### Requirement
Exactly as written, write out the lines below from the first to the one containing "const seriesNames = ['original", inclusive. Pictures do not belong in the copy.

### Data excerpt
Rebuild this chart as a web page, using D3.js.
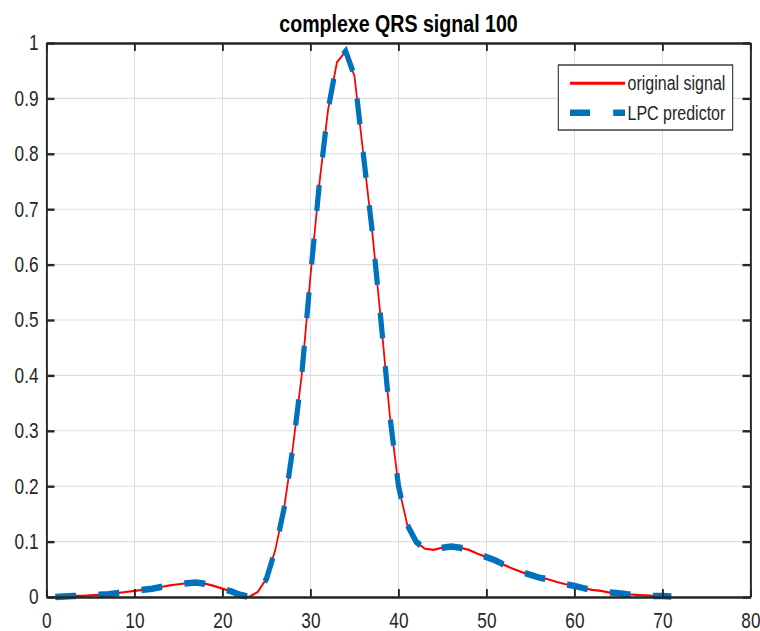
<!DOCTYPE html>
<html>
<head>
<meta charset="utf-8">
<script src="https://cdn.jsdelivr.net/npm/d3@7"></script>
<style>
    body { margin: 0; background: #fff; }
    svg { display: block; }
    text { font-family: "Liberation Sans", Arial, Helvetica, sans-serif; fill: #262626; }
</style>
</head>
<body>
<div id="chart"></div>
<script>
//Datos
const sampleIndex = [1, 2, 3, 4, 5, 6, 7, 8, 9, 10,
    11, 12, 13, 14, 15, 16, 17, 18, 19, 20,
    21, 22, 23, 24, 25, 26, 27, 28, 29, 30,
    31, 32, 33, 34, 35, 36, 37, 38, 39, 40,
    41, 42, 43, 44, 45, 46, 47, 48, 49, 50,
    51, 52, 53, 54, 55, 56, 57, 58, 59, 60,
    61, 62, 63, 64, 65, 66, 67, 68, 69, 70, 71];

const originalSignal = [0.000, 0.001, 0.002, 0.002, 0.003, 0.004, 0.005, 0.007, 0.009, 0.011,
    0.013, 0.015, 0.018, 0.021, 0.023, 0.025, 0.026, 0.024, 0.020, 0.015,
    0.010, 0.004, 0.000, 0.009, 0.033, 0.085, 0.160, 0.270, 0.400, 0.580,
    0.745, 0.880, 0.965, 0.985, 0.940, 0.800, 0.662, 0.500, 0.330, 0.200,
    0.130, 0.100, 0.087, 0.085, 0.089, 0.091, 0.089, 0.085, 0.078, 0.072,
    0.066, 0.058, 0.051, 0.045, 0.040, 0.035, 0.032, 0.027, 0.023, 0.020,
    0.016, 0.013, 0.011, 0.008, 0.007, 0.005, 0.004, 0.003, 0.002, 0.002, 0.001];

const lpcPredictor = [0.000, 0.001, 0.002, 0.002, 0.003, 0.004, 0.005, 0.007, 0.009, 0.011,
    0.013, 0.015, 0.018, 0.021, 0.023, 0.025, 0.026, 0.024, 0.020, 0.015,
    0.010, 0.004, 0.000, 0.009, 0.033, 0.085, 0.160, 0.270, 0.400, 0.580,
    0.745, 0.880, 0.965, 0.985, 0.940, 0.800, 0.662, 0.500, 0.330, 0.200,
    0.130, 0.100, 0.087, 0.085, 0.089, 0.091, 0.089, 0.085, 0.078, 0.072,
    0.066, 0.058, 0.051, 0.045, 0.040, 0.035, 0.032, 0.027, 0.023, 0.020,
    0.016, 0.013, 0.011, 0.008, 0.007, 0.005, 0.004, 0.003, 0.002, 0.002, 0.001];

const xTicks = [0, 10, 20, 30, 40, 50, 60, 70, 80];
const yTicks = [0, 0.1, 0.2, 0.3, 0.4, 0.5, 0.6, 0.7, 0.8, 0.9, 1];
const yTickLabels = ['0', '0.1', '0.2', '0.3', '0.4', '0.5', '0.6', '0.7', '0.8', '0.9', '1'];
const seriesNames = ['original signal', 'LPC predictor'];

const COLOR_SIGNAL = '#FF0000',
    COLOR_LPC = '#0072BD',
    COLOR_AXIS = '#262626',
    COLOR_GRID = '#DEDEDE';

//La figura original está comprimida en horizontal
const K = 0.8;
let W = 760 / K, H = 631;

let margin = {top: 43, right: W - 750.5 / K, bottom: 34, left: 46.5 / K},
    width = W - margin.left - margin.right,
    height = H - margin.top - margin.bottom;

let root = d3.select("#chart")
    .append("svg")
        .attr("width", 760)
        .attr("height", H)
        .attr("viewBox", "0 0 " + W + " " + H)
        .attr("preserveAspectRatio", "none");

let svg = root.append("g")
    .attr("transform", "translate(" + margin.left + "," + margin.top + ")");

let x = d3.scaleLinear()
    .domain([0, 80])
    .range([0, width]);

let y = d3.scaleLinear()
    .domain([0, 1])
    .range([height, 0]);

let data = sampleIndex.map(function(d, i) {
    return {idx: d, signal: originalSignal[i], lpc: lpcPredictor[i]};
});

//Rejilla
svg.append("g")
    .selectAll("line")
    .data(xTicks)
    .enter()
    .append("line")
    .attr("x1", function(d) { return x(d); })
    .attr("x2", function(d) { return x(d); })
    .attr("y1", 0)
    .attr("y2", height)
    .attr("stroke", COLOR_GRID)
    .attr("stroke-width", 1.4);

svg.append("g")
    .selectAll("line")
    .data(yTicks)
    .enter()
    .append("line")
    .attr("x1", 0)
    .attr("x2", width)
    .attr("y1", function(d) { return y(d); })
    .attr("y2", function(d) { return y(d); })
    .attr("stroke", COLOR_GRID)
    .attr("stroke-width", 1.1);

//Líneas
let lineSignal = d3.line()
    .x(function(d) { return x(d.idx); })
    .y(function(d) { return y(d.signal); });

let lineLpc = d3.line()
    .x(function(d) { return x(d.idx); })
    .y(function(d) { return y(d.lpc); });

svg.append("path")
    .datum(data)
    .attr("fill", "none")
    .attr("stroke", COLOR_SIGNAL)
    .attr("stroke-width", 2.2)
    .attr("d", lineSignal);

svg.append("path")
    .datum(data)
    .attr("fill", "none")
    .attr("stroke", COLOR_LPC)
    .attr("stroke-width", 6.5)
    .attr("stroke-dasharray", "26,28")
    .attr("d", lineLpc);

//Ejes
function styleAxis(g) {
    g.attr("font-family", null);
    g.select(".domain").attr("stroke", COLOR_AXIS).attr("stroke-width", 2.4);
    g.selectAll(".tick line").attr("stroke", COLOR_AXIS).attr("stroke-width", 2.4);
    g.selectAll(".tick text")
        .attr("fill", COLOR_AXIS)
        .style("font-size", "21.5px");
}

svg.append("g")
    .attr("transform", "translate(0," + height + ")")
    .call(d3.axisBottom(x).tickValues(xTicks).tickSize(-8).tickSizeOuter(0).tickPadding(15.5))
    .call(styleAxis);

svg.append("g")
    .call(d3.axisTop(x).tickValues(xTicks).tickSize(-8).tickSizeOuter(0).tickFormat(""))
    .call(styleAxis);

svg.append("g")
    .call(d3.axisLeft(y).tickValues(yTicks).tickSize(-10).tickSizeOuter(0).tickPadding(10)
        .tickFormat(function(d, i) { return yTickLabels[i]; }))
    .call(styleAxis);

svg.append("g")
    .attr("transform", "translate(" + width + ",0)")
    .call(d3.axisRight(y).tickValues(yTicks).tickSize(-10).tickSizeOuter(0).tickFormat(""))
    .call(styleAxis);

//Título
svg.append("text")
    .attr("x", width / 2)
    .attr("y", -11.5)
    .attr("text-anchor", "middle")
    .style("font-size", "24.5px")
    .style("font-weight", "bold")
    .style("fill", "#000")
    .text("complexe QRS signal 100");

//Leyenda
let legend = root.append("g");

legend.append("rect")
    .attr("x", 558.3 / K)
    .attr("y", 65)
    .attr("width", (732.7 - 558.3) / K)
    .attr("height", 65)
    .attr("fill", "#fff")
    .attr("stroke", COLOR_AXIS)
    .attr("stroke-width", 1.3);

let legendItems = [
    {name: seriesNames[0], color: COLOR_SIGNAL, width: 3, dash: null, y: 83.3},
    {name: seriesNames[1], color: COLOR_LPC, width: 6.5, dash: "25,29", y: 112.7}
];

legendItems.forEach(function(d) {
    legend.append("line")
        .attr("x1", 570 / K)
        .attr("x2", 625 / K)
        .attr("y1", d.y)
        .attr("y2", d.y)
        .attr("stroke", d.color)
        .attr("stroke-width", d.width)
        .attr("stroke-dasharray", d.dash);

    legend.append("text")
        .attr("x", 627.5 / K)
        .attr("y", d.y + 7)
        .style("font-size", "20px")
        .text(d.name);
});
</script>
</body>
</html>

### Task output
Rebuild this chart as a web page, using D3.js.
<!DOCTYPE html>
<html>
<head>
<meta charset="utf-8">
<script src="https://cdn.jsdelivr.net/npm/d3@7"></script>
<style>
    body { margin: 0; background: #fff; }
    svg { display: block; }
    text { font-family: "Liberation Sans", Arial, Helvetica, sans-serif; fill: #262626; }
</style>
</head>
<body>
<div id="chart"></div>
<script>
//Datos
const sampleIndex = [1, 2, 3, 4, 5, 6, 7, 8, 9, 10,
    11, 12, 13, 14, 15, 16, 17, 18, 19, 20,
    21, 22, 23, 24, 25, 26, 27, 28, 29, 30,
    31, 32, 33, 34, 35, 36, 37, 38, 39, 40,
    41, 42, 43, 44, 45, 46, 47, 48, 49, 50,
    51, 52, 53, 54, 55, 56, 57, 58, 59, 60,
    61, 62, 63, 64, 65, 66, 67, 68, 69, 70, 71];

const originalSignal = [0.000, 0.001, 0.002, 0.002, 0.003, 0.004, 0.005, 0.007, 0.009, 0.011,
    0.013, 0.015, 0.018, 0.021, 0.023, 0.025, 0.026, 0.024, 0.020, 0.015,
    0.010, 0.004, 0.000, 0.009, 0.033, 0.085, 0.160, 0.270, 0.400, 0.580,
    0.745, 0.880, 0.965, 0.985, 0.940, 0.800, 0.662, 0.500, 0.330, 0.200,
    0.130, 0.100, 0.087, 0.085, 0.089, 0.091, 0.089, 0.085, 0.078, 0.072,
    0.066, 0.058, 0.051, 0.045, 0.040, 0.035, 0.032, 0.027, 0.023, 0.020,
    0.016, 0.013, 0.011, 0.008, 0.007, 0.005, 0.004, 0.003, 0.002, 0.002, 0.001];

const lpcPredictor = [0.000, 0.001, 0.002, 0.002, 0.003, 0.004, 0.005, 0.007, 0.009, 0.011,
    0.013, 0.015, 0.018, 0.021, 0.023, 0.025, 0.026, 0.024, 0.020, 0.015,
    0.010, 0.004, 0.000, 0.009, 0.033, 0.085, 0.160, 0.270, 0.400, 0.580,
    0.745, 0.880, 0.965, 0.985, 0.940, 0.800, 0.662, 0.500, 0.330, 0.200,
    0.130, 0.100, 0.087, 0.085, 0.089, 0.091, 0.089, 0.085, 0.078, 0.072,
    0.066, 0.058, 0.051, 0.045, 0.040, 0.035, 0.032, 0.027, 0.023, 0.020,
    0.016, 0.013, 0.011, 0.008, 0.007, 0.005, 0.004, 0.003, 0.002, 0.002, 0.001];

const xTicks = [0, 10, 20, 30, 40, 50, 60, 70, 80];
const yTicks = [0, 0.1, 0.2, 0.3, 0.4, 0.5, 0.6, 0.7, 0.8, 0.9, 1];
const yTickLabels = ['0', '0.1', '0.2', '0.3', '0.4', '0.5', '0.6', '0.7', '0.8', '0.9', '1'];
const seriesNames = ['original signal', 'LPC predictor'];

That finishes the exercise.